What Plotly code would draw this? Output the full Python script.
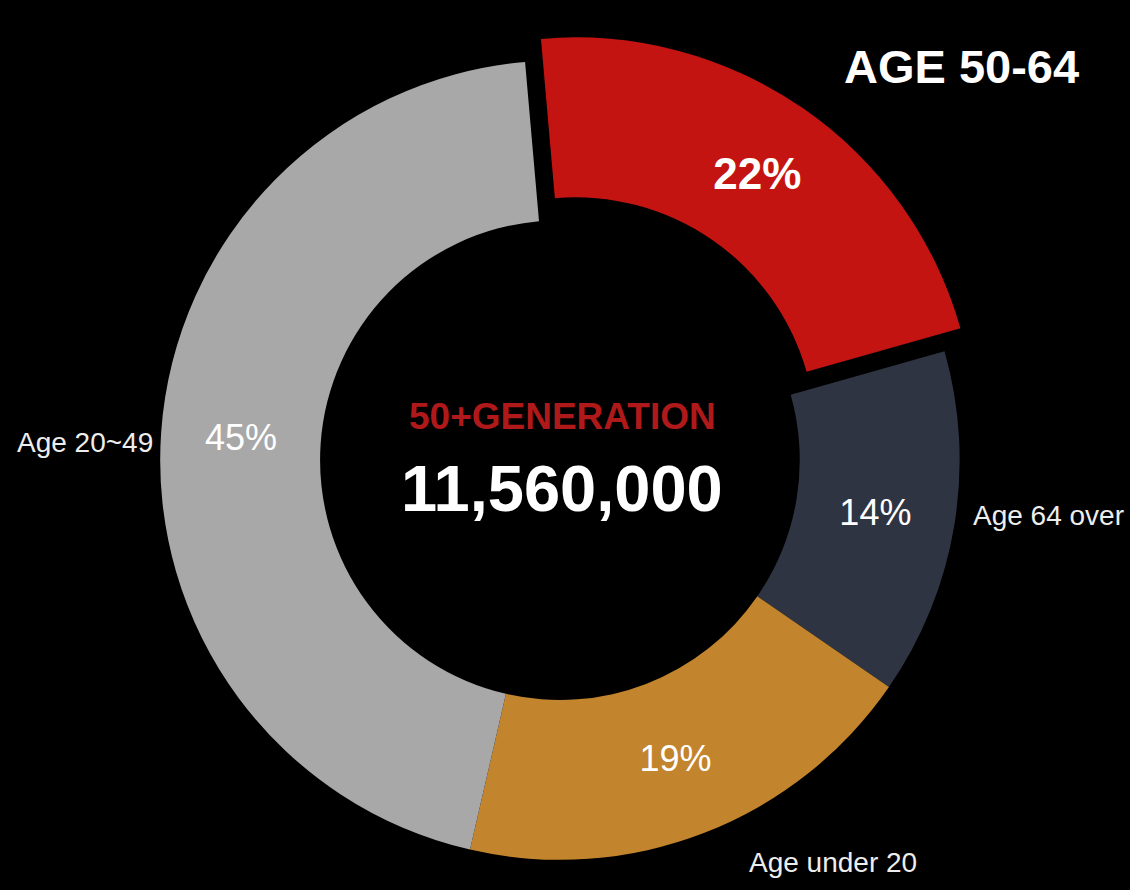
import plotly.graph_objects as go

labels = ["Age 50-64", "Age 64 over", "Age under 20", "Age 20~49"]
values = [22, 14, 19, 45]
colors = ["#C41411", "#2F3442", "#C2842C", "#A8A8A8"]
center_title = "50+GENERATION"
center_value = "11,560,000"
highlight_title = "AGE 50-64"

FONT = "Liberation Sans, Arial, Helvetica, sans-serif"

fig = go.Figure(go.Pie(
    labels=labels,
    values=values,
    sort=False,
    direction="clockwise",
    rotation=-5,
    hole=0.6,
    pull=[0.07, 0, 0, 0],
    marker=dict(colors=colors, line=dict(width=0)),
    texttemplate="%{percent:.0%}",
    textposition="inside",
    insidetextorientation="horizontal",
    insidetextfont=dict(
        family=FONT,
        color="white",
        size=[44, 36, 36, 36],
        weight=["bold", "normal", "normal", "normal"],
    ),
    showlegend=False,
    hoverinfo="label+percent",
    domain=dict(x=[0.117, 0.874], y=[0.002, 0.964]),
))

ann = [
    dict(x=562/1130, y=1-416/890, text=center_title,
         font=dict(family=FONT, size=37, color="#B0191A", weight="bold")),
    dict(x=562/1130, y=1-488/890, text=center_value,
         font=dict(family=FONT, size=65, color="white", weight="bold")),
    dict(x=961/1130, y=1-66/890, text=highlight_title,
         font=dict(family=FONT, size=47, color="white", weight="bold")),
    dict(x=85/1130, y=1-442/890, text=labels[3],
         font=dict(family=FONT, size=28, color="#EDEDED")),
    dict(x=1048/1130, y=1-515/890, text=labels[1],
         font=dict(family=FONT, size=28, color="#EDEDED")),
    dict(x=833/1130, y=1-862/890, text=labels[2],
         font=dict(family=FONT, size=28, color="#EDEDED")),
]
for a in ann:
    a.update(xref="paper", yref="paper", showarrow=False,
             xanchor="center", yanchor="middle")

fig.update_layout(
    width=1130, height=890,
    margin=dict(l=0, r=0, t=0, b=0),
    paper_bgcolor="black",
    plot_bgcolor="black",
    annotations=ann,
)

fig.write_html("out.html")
+--
__Required task__
Would you return the data exactly as written, without the pictures?

__Finished exercise__
What Plotly code would draw this? Output the full Python script.
import plotly.graph_objects as go

labels = ["Age 50-64", "Age 64 over", "Age under 20", "Age 20~49"]
values = [22, 14, 19, 45]
colors = ["#C41411", "#2F3442", "#C2842C", "#A8A8A8"]
center_title = "50+GENERATION"
center_value = "11,560,000"
highlight_title = "AGE 50-64"

FONT = "Liberation Sans, Arial, Helvetica, sans-serif"

fig = go.Figure(go.Pie(
    labels=labels,
    values=values,
    sort=False,
    direction="clockwise",
    rotation=-5,
    hole=0.6,
    pull=[0.07, 0, 0, 0],
    marker=dict(colors=colors, line=dict(width=0)),
    texttemplate="%{percent:.0%}",
    textposition="inside",
    insidetextorientation="horizontal",
    insidetextfont=dict(
        family=FONT,
        color="white",
        size=[44, 36, 36, 36],
        weight=["bold", "normal", "normal", "normal"],
    ),
    showlegend=False,
    hoverinfo="label+percent",
    domain=dict(x=[0.117, 0.874], y=[0.002, 0.964]),
))

ann = [
    dict(x=562/1130, y=1-416/890, text=center_title,
         font=dict(family=FONT, size=37, color="#B0191A", weight="bold")),
    dict(x=562/1130, y=1-488/890, text=center_value,
         font=dict(family=FONT, size=65, color="white", weight="bold")),
    dict(x=961/1130, y=1-66/890, text=highlight_title,
         font=dict(family=FONT, size=47, color="white", weight="bold")),
    dict(x=85/1130, y=1-442/890, text=labels[3],
         font=dict(family=FONT, size=28, color="#EDEDED")),
    dict(x=1048/1130, y=1-515/890, text=labels[1],
         font=dict(family=FONT, size=28, color="#EDEDED")),
    dict(x=833/1130, y=1-862/890, text=labels[2],
         font=dict(family=FONT, size=28, color="#EDEDED")),
]
for a in ann:
    a.update(xref="paper", yref="paper", showarrow=False,
             xanchor="center", yanchor="middle")

fig.update_layout(
    width=1130, height=890,
    margin=dict(l=0, r=0, t=0, b=0),
    paper_bgcolor="black",
    plot_bgcolor="black",
    annotations=ann,
)

fig.write_html("out.html")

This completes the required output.